When I lived in Saigon, where I never once needed to ask myself the question: ‘will I need a cardi?’ when I left the front door, it was difficult to remember why I or other British people got excited about English summer weather. We spend so much of the year in the dark, trapped inside by rain or cold, moaning about how grim everything is. And even on the best of days, you’d be a fool to leave the house without emergency layers.
But yesterday was one of those days, weather wise, that restored my faith in the seasons of England. I can’t deny I loved the constant warmth and humidity of Vietnam, but there’s another kind of loveliness to weather that makes you wait, and the palpable glee in the air that it’s finally here, the warm weather and long evenings are here at last.
I’m lucky to live right next to Attenborough Nature Reserve, and so yesterday I went there (twice) to enjoy the good weather. So did a whole host of other runners, cyclists, families and bird watchers, not to mention the countless birds they were watching.
I decided to write a poem today which attempts to recreate the atmosphere of yesterday, because I find nature poetry difficult but often love to read it. Also, because it’s not often we get a day that feels like that – the communal joy of summer weather – and I wanted to find a way to make it last.
Cruel Winter, Cruel Summer
It arrives unannounced, one evening in April.
One day ago we’d sworn we were leaving for good.
Now we wonder why we lamented the endless winter:
nothing could make us turn our backs on this.
The first kiss of summer.

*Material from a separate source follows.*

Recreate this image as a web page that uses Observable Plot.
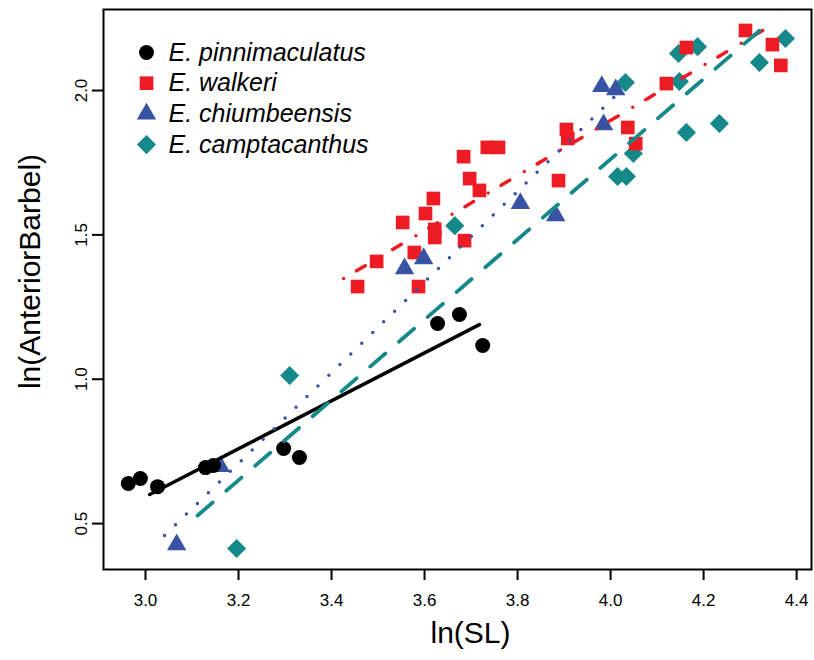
<!DOCTYPE html>
<html>
<head>
<meta charset="utf-8">
<script src="https://cdn.jsdelivr.net/npm/d3@7"></script>
<script src="https://cdn.jsdelivr.net/npm/@observablehq/plot@0.6"></script>
<style>
  html, body { margin: 0; padding: 0; background: white; }
</style>
</head>
<body>
<div id="chart"></div>
<script>
// ---- data ----
const species = ["E. pinnimaculatus", "E. walkeri", "E. chiumbeensis", "E. camptacanthus"];
const colors = ["#000000", "#ed1c24", "#3953a4", "#15898a"];
const symbols = ["circle", "square", "triangle", "diamond2"];

const pinX = [2.963, 2.989, 3.026, 3.129, 3.146, 3.297, 3.331, 3.628, 3.675, 3.725];
const pinY = [0.639, 0.656, 0.628, 0.694, 0.701, 0.760, 0.729, 1.193, 1.224, 1.117];

const walX = [3.456, 3.497, 3.553, 3.578, 3.587, 3.602, 3.619, 3.622, 3.622, 3.686, 3.684, 3.697, 3.718, 3.735, 3.759, 3.888, 3.905, 3.908, 4.037, 4.054, 4.120, 4.163, 4.290, 4.348, 4.366];
const walY = [1.321, 1.408, 1.543, 1.439, 1.321, 1.574, 1.626, 1.519, 1.491, 1.480, 1.771, 1.695, 1.654, 1.803, 1.803, 1.688, 1.865, 1.834, 1.872, 1.816, 2.024, 2.149, 2.208, 2.159, 2.087];

const chiX = [3.067, 3.161, 3.557, 3.598, 3.806, 3.882, 3.981, 4.011, 3.985];
const chiY = [0.427, 0.698, 1.383, 1.418, 1.609, 1.567, 2.014, 2.003, 1.882];

const camX = [3.196, 3.310, 3.665, 4.015, 4.034, 4.049, 4.032, 4.146, 4.187, 4.148, 4.163, 4.234, 4.320, 4.376];
const camY = [0.414, 1.013, 1.532, 1.702, 1.702, 1.782, 2.028, 2.128, 2.152, 2.031, 1.855, 1.886, 2.097, 2.180];

// regression line end points (same order as species)
const fitX1 = [3.009, 3.426, 3.041, 3.112];
const fitY1 = [0.601, 1.349, 0.459, 0.528];
const fitX2 = [3.718, 4.327, 4.009, 4.333];
const fitY2 = [1.189, 2.208, 1.979, 2.225];

const xTicks = [3.0, 3.2, 3.4, 3.6, 3.8, 4.0, 4.2, 4.4];
const yTicks = [0.5, 1.0, 1.5, 2.0];
const xLabel = "ln(SL)";
const yLabel = "ln(AnteriorBarbel)";

// ---- build tables ----
const pts = (xs, ys, i) => xs.map((x, k) => ({x, y: ys[k], sp: species[i]}));
const series = [pts(pinX, pinY, 0), pts(walX, walY, 1), pts(chiX, chiY, 2), pts(camX, camY, 3)];
const fits = species.map((s, i) => [{x: fitX1[i], y: fitY1[i]}, {x: fitX2[i], y: fitY2[i]}]);

const dotR = [7.5, 7.7, 7.2, 8.6];
const lineStyles = [
  {strokeWidth: 3.5},
  {strokeWidth: 3.5, strokeDasharray: "0,15,10,17"},
  {strokeWidth: 3.5, strokeDasharray: "0,15.3"},
  {strokeWidth: 3.8, strokeDasharray: "20,18"}
];

const pointOrder = [3, 1, 2, 0];
const font = "'Liberation Sans', Arial, Helvetica, sans-serif";

const marks = [];
marks.push(Plot.frame({stroke: "black", strokeWidth: 2}));
for (const i of pointOrder) {
  marks.push(Plot.dot(series[i], {x: "x", y: "y", r: dotR[i], symbol: () => symbols[i], fill: colors[i], stroke: "none"}));
}
for (let i = 0; i < species.length; i++) {
  marks.push(Plot.line(fits[i], {x: "x", y: "y", stroke: colors[i], strokeLinecap: "round", ...lineStyles[i]}));
}
// legend
species.forEach((s, i) => {
  marks.push(Plot.dot([s], {frameAnchor: "top-left", dx: 43, dy: 43 + i * 30.7, r: dotR[i], symbol: () => symbols[i], fill: colors[i], stroke: "none"}));
  marks.push(Plot.text([s], {frameAnchor: "top-left", lineAnchor: "middle", dx: 65, dy: 43 + i * 30.7, text: d => d, textAnchor: "start", fontSize: 25, fontStyle: "italic", fill: "black"}));
});
// axes
marks.push(Plot.axisX(xTicks, {tickSize: 11, tickPadding: 13, tickFormat: d3.format(".1f"), fontSize: 17, strokeWidth: 2, label: null}));
marks.push(Plot.axisY(yTicks, {tickSize: 11, tickPadding: 6, tickRotate: -90, tickFormat: d3.format(".1f"), fontSize: 17, strokeWidth: 2, label: null}));
// titles
marks.push(Plot.text([xLabel], {frameAnchor: "bottom", lineAnchor: "middle", textAnchor: "middle", dy: 64, dx: 13, text: d => d, fontSize: 30, fill: "black"}));
marks.push(Plot.text([yLabel], {frameAnchor: "left", lineAnchor: "middle", textAnchor: "middle", dx: -73, dy: -18, rotate: -90, text: d => d, fontSize: 30, fill: "black"}));

const chart = Plot.plot({
  width: 814,
  height: 660,
  marginLeft: 103,
  marginRight: 3,
  marginTop: 9,
  marginBottom: 91,
  style: {fontFamily: font, background: "white", overflow: "visible", color: "black"},
  x: {domain: [2.9097, 4.432]},
  y: {domain: [0.341, 2.2806]},
  marks
});
document.getElementById("chart").appendChild(chart);
</script>
</body>
</html>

We first walk then run
along the canal path dovetailed with the river Trent.
We aren’t alone. For once, the geese and swans
leave the fishermen to enjoy the golden hour bliss.
The daffodils hold buttercups to their smiling chins
at the Marina. Chromatic tulips queue for ice creams.
Olympic midges weave and dive in pub garden air
barbecue thick with play park shrieking and amber ale.
We press on along the gravel path, latticed with butter light,
past the pale, patient moon; the defiant, blazing sun.
Plovers and oyster catchers wade in evening baths.
We pass a heron, shadow still. A cobalt kingfisher flash.
T shirt runners and cyclists are out of hibernation
and the sand martins pilgrimage is over at last.
We pause at a kissing gate to breathe a sigh of relief.
The cruel winter is over. For now, summer’s back.